Task to carry out:
Give back the full listing verbatim, apart from its images.

Data excerpt:
-- start --

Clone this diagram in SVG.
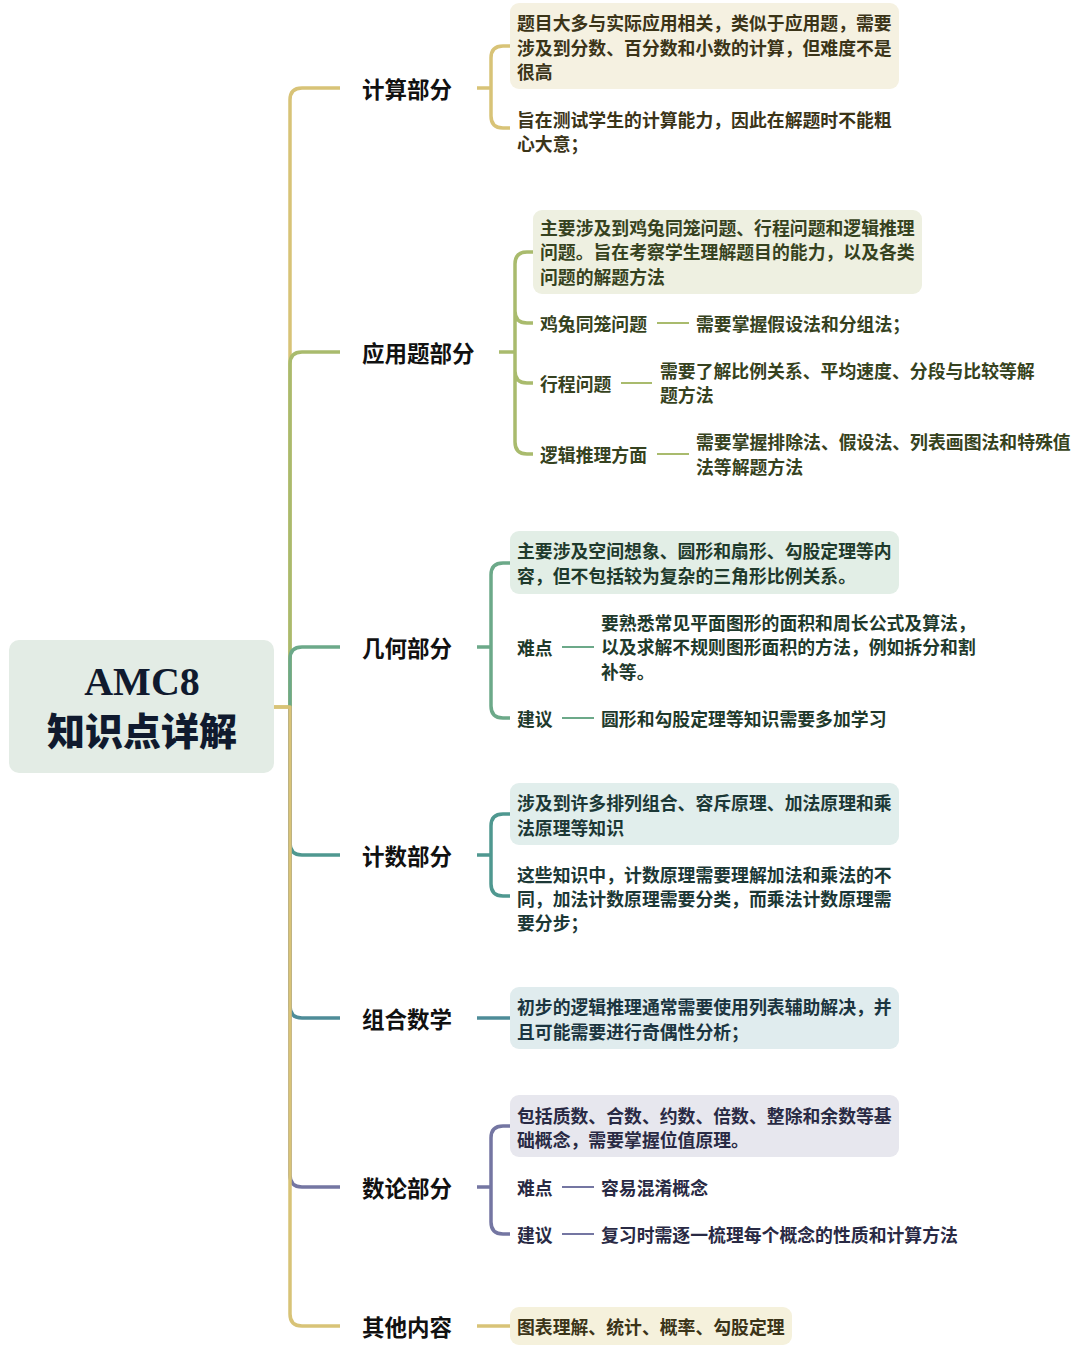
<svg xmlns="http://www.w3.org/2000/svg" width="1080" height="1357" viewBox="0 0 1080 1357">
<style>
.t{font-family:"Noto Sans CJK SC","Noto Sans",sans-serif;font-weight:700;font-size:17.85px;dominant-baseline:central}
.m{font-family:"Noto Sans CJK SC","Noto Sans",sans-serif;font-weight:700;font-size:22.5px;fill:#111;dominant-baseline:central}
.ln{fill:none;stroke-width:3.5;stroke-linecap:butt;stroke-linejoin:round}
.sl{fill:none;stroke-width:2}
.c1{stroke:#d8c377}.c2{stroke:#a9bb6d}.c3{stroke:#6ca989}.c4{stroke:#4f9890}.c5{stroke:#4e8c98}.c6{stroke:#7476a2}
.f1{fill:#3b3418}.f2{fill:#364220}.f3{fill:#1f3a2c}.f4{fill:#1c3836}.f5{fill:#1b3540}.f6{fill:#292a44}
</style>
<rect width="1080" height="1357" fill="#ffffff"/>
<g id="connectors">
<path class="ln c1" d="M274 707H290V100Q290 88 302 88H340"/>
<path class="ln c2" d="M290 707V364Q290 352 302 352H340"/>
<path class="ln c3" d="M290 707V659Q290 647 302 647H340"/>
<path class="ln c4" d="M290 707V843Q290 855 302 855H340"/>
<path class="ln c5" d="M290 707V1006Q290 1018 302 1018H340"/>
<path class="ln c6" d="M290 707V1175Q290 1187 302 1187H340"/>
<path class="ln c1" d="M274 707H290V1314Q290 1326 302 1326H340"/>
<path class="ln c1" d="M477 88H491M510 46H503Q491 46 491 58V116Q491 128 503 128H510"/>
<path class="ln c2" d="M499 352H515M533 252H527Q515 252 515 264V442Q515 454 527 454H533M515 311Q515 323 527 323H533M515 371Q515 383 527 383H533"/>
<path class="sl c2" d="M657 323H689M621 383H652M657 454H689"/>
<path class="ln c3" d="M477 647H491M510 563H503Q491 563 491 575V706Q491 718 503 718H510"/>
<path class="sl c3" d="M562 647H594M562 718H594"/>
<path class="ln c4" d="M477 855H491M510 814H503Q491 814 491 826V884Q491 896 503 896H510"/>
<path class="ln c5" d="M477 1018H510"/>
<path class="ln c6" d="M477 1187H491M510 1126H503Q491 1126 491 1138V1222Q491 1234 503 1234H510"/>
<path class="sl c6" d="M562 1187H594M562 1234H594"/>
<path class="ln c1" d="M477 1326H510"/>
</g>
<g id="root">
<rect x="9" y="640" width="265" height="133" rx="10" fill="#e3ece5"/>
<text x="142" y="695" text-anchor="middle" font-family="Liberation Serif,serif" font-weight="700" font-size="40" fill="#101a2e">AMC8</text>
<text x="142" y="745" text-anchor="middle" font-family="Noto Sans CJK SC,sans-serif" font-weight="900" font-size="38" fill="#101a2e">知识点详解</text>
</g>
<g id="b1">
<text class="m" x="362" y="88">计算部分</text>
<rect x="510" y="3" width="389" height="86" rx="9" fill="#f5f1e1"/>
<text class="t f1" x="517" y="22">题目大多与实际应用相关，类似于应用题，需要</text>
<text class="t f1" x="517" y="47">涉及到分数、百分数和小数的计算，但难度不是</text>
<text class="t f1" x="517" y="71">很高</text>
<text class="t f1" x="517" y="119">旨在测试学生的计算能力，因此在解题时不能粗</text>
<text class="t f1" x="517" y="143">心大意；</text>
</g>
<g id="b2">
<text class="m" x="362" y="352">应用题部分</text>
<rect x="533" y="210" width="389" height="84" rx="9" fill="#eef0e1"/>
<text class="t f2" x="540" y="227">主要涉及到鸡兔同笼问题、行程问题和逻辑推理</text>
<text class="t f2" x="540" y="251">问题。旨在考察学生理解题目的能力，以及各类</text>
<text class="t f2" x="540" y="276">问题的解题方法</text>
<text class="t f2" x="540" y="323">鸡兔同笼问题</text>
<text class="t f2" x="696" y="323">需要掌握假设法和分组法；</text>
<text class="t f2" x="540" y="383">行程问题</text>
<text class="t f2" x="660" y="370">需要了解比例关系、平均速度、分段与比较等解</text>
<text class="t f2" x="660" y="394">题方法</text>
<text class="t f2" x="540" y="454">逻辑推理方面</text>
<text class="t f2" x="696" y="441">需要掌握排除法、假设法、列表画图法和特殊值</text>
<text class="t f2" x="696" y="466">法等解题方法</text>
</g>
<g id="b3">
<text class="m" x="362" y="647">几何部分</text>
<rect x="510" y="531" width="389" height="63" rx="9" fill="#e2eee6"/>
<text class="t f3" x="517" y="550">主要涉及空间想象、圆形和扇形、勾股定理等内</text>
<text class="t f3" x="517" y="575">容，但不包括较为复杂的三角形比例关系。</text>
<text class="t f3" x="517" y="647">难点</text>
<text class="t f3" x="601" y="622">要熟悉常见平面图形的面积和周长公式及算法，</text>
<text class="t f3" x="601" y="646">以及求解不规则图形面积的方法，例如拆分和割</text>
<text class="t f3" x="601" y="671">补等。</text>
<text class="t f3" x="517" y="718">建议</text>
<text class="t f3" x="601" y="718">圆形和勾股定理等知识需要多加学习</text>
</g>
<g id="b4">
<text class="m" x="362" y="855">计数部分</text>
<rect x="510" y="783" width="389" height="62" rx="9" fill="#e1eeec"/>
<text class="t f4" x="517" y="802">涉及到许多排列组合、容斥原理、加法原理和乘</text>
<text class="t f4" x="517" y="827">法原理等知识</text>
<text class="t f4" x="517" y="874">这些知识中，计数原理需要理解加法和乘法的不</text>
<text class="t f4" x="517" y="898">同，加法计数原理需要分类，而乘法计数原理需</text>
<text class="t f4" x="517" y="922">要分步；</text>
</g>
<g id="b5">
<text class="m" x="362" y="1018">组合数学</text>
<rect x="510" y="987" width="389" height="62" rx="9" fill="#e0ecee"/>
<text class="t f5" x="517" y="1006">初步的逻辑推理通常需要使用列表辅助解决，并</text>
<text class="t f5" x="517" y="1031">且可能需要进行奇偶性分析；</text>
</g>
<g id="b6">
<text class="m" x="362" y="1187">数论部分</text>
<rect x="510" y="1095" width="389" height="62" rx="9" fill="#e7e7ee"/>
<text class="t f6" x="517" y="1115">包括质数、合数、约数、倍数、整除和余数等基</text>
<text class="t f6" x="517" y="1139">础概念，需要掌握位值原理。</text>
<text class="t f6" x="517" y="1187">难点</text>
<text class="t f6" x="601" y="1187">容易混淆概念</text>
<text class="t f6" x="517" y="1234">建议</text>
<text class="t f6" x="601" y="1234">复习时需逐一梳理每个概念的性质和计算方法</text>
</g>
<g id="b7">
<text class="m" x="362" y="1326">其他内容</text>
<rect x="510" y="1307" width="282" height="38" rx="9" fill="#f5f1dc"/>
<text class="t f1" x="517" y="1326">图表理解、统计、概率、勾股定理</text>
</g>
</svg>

-- end --

Full response:
Clone this diagram in SVG.
<svg xmlns="http://www.w3.org/2000/svg" width="1080" height="1357" viewBox="0 0 1080 1357">
<style>
.t{font-family:"Noto Sans CJK SC","Noto Sans",sans-serif;font-weight:700;font-size:17.85px;dominant-baseline:central}
.m{font-family:"Noto Sans CJK SC","Noto Sans",sans-serif;font-weight:700;font-size:22.5px;fill:#111;dominant-baseline:central}
.ln{fill:none;stroke-width:3.5;stroke-linecap:butt;stroke-linejoin:round}
.sl{fill:none;stroke-width:2}
.c1{stroke:#d8c377}.c2{stroke:#a9bb6d}.c3{stroke:#6ca989}.c4{stroke:#4f9890}.c5{stroke:#4e8c98}.c6{stroke:#7476a2}
.f1{fill:#3b3418}.f2{fill:#364220}.f3{fill:#1f3a2c}.f4{fill:#1c3836}.f5{fill:#1b3540}.f6{fill:#292a44}
</style>
<rect width="1080" height="1357" fill="#ffffff"/>
<g id="connectors">
<path class="ln c1" d="M274 707H290V100Q290 88 302 88H340"/>
<path class="ln c2" d="M290 707V364Q290 352 302 352H340"/>
<path class="ln c3" d="M290 707V659Q290 647 302 647H340"/>
<path class="ln c4" d="M290 707V843Q290 855 302 855H340"/>
<path class="ln c5" d="M290 707V1006Q290 1018 302 1018H340"/>
<path class="ln c6" d="M290 707V1175Q290 1187 302 1187H340"/>
<path class="ln c1" d="M274 707H290V1314Q290 1326 302 1326H340"/>
<path class="ln c1" d="M477 88H491M510 46H503Q491 46 491 58V116Q491 128 503 128H510"/>
<path class="ln c2" d="M499 352H515M533 252H527Q515 252 515 264V442Q515 454 527 454H533M515 311Q515 323 527 323H533M515 371Q515 383 527 383H533"/>
<path class="sl c2" d="M657 323H689M621 383H652M657 454H689"/>
<path class="ln c3" d="M477 647H491M510 563H503Q491 563 491 575V706Q491 718 503 718H510"/>
<path class="sl c3" d="M562 647H594M562 718H594"/>
<path class="ln c4" d="M477 855H491M510 814H503Q491 814 491 826V884Q491 896 503 896H510"/>
<path class="ln c5" d="M477 1018H510"/>
<path class="ln c6" d="M477 1187H491M510 1126H503Q491 1126 491 1138V1222Q491 1234 503 1234H510"/>
<path class="sl c6" d="M562 1187H594M562 1234H594"/>
<path class="ln c1" d="M477 1326H510"/>
</g>
<g id="root">
<rect x="9" y="640" width="265" height="133" rx="10" fill="#e3ece5"/>
<text x="142" y="695" text-anchor="middle" font-family="Liberation Serif,serif" font-weight="700" font-size="40" fill="#101a2e">AMC8</text>
<text x="142" y="745" text-anchor="middle" font-family="Noto Sans CJK SC,sans-serif" font-weight="900" font-size="38" fill="#101a2e">知识点详解</text>
</g>
<g id="b1">
<text class="m" x="362" y="88">计算部分</text>
<rect x="510" y="3" width="389" height="86" rx="9" fill="#f5f1e1"/>
<text class="t f1" x="517" y="22">题目大多与实际应用相关，类似于应用题，需要</text>
<text class="t f1" x="517" y="47">涉及到分数、百分数和小数的计算，但难度不是</text>
<text class="t f1" x="517" y="71">很高</text>
<text class="t f1" x="517" y="119">旨在测试学生的计算能力，因此在解题时不能粗</text>
<text class="t f1" x="517" y="143">心大意；</text>
</g>
<g id="b2">
<text class="m" x="362" y="352">应用题部分</text>
<rect x="533" y="210" width="389" height="84" rx="9" fill="#eef0e1"/>
<text class="t f2" x="540" y="227">主要涉及到鸡兔同笼问题、行程问题和逻辑推理</text>
<text class="t f2" x="540" y="251">问题。旨在考察学生理解题目的能力，以及各类</text>
<text class="t f2" x="540" y="276">问题的解题方法</text>
<text class="t f2" x="540" y="323">鸡兔同笼问题</text>
<text class="t f2" x="696" y="323">需要掌握假设法和分组法；</text>
<text class="t f2" x="540" y="383">行程问题</text>
<text class="t f2" x="660" y="370">需要了解比例关系、平均速度、分段与比较等解</text>
<text class="t f2" x="660" y="394">题方法</text>
<text class="t f2" x="540" y="454">逻辑推理方面</text>
<text class="t f2" x="696" y="441">需要掌握排除法、假设法、列表画图法和特殊值</text>
<text class="t f2" x="696" y="466">法等解题方法</text>
</g>
<g id="b3">
<text class="m" x="362" y="647">几何部分</text>
<rect x="510" y="531" width="389" height="63" rx="9" fill="#e2eee6"/>
<text class="t f3" x="517" y="550">主要涉及空间想象、圆形和扇形、勾股定理等内</text>
<text class="t f3" x="517" y="575">容，但不包括较为复杂的三角形比例关系。</text>
<text class="t f3" x="517" y="647">难点</text>
<text class="t f3" x="601" y="622">要熟悉常见平面图形的面积和周长公式及算法，</text>
<text class="t f3" x="601" y="646">以及求解不规则图形面积的方法，例如拆分和割</text>
<text class="t f3" x="601" y="671">补等。</text>
<text class="t f3" x="517" y="718">建议</text>
<text class="t f3" x="601" y="718">圆形和勾股定理等知识需要多加学习</text>
</g>
<g id="b4">
<text class="m" x="362" y="855">计数部分</text>
<rect x="510" y="783" width="389" height="62" rx="9" fill="#e1eeec"/>
<text class="t f4" x="517" y="802">涉及到许多排列组合、容斥原理、加法原理和乘</text>
<text class="t f4" x="517" y="827">法原理等知识</text>
<text class="t f4" x="517" y="874">这些知识中，计数原理需要理解加法和乘法的不</text>
<text class="t f4" x="517" y="898">同，加法计数原理需要分类，而乘法计数原理需</text>
<text class="t f4" x="517" y="922">要分步；</text>
</g>
<g id="b5">
<text class="m" x="362" y="1018">组合数学</text>
<rect x="510" y="987" width="389" height="62" rx="9" fill="#e0ecee"/>
<text class="t f5" x="517" y="1006">初步的逻辑推理通常需要使用列表辅助解决，并</text>
<text class="t f5" x="517" y="1031">且可能需要进行奇偶性分析；</text>
</g>
<g id="b6">
<text class="m" x="362" y="1187">数论部分</text>
<rect x="510" y="1095" width="389" height="62" rx="9" fill="#e7e7ee"/>
<text class="t f6" x="517" y="1115">包括质数、合数、约数、倍数、整除和余数等基</text>
<text class="t f6" x="517" y="1139">础概念，需要掌握位值原理。</text>
<text class="t f6" x="517" y="1187">难点</text>
<text class="t f6" x="601" y="1187">容易混淆概念</text>
<text class="t f6" x="517" y="1234">建议</text>
<text class="t f6" x="601" y="1234">复习时需逐一梳理每个概念的性质和计算方法</text>
</g>
<g id="b7">
<text class="m" x="362" y="1326">其他内容</text>
<rect x="510" y="1307" width="282" height="38" rx="9" fill="#f5f1dc"/>
<text class="t f1" x="517" y="1326">图表理解、统计、概率、勾股定理</text>
</g>
</svg>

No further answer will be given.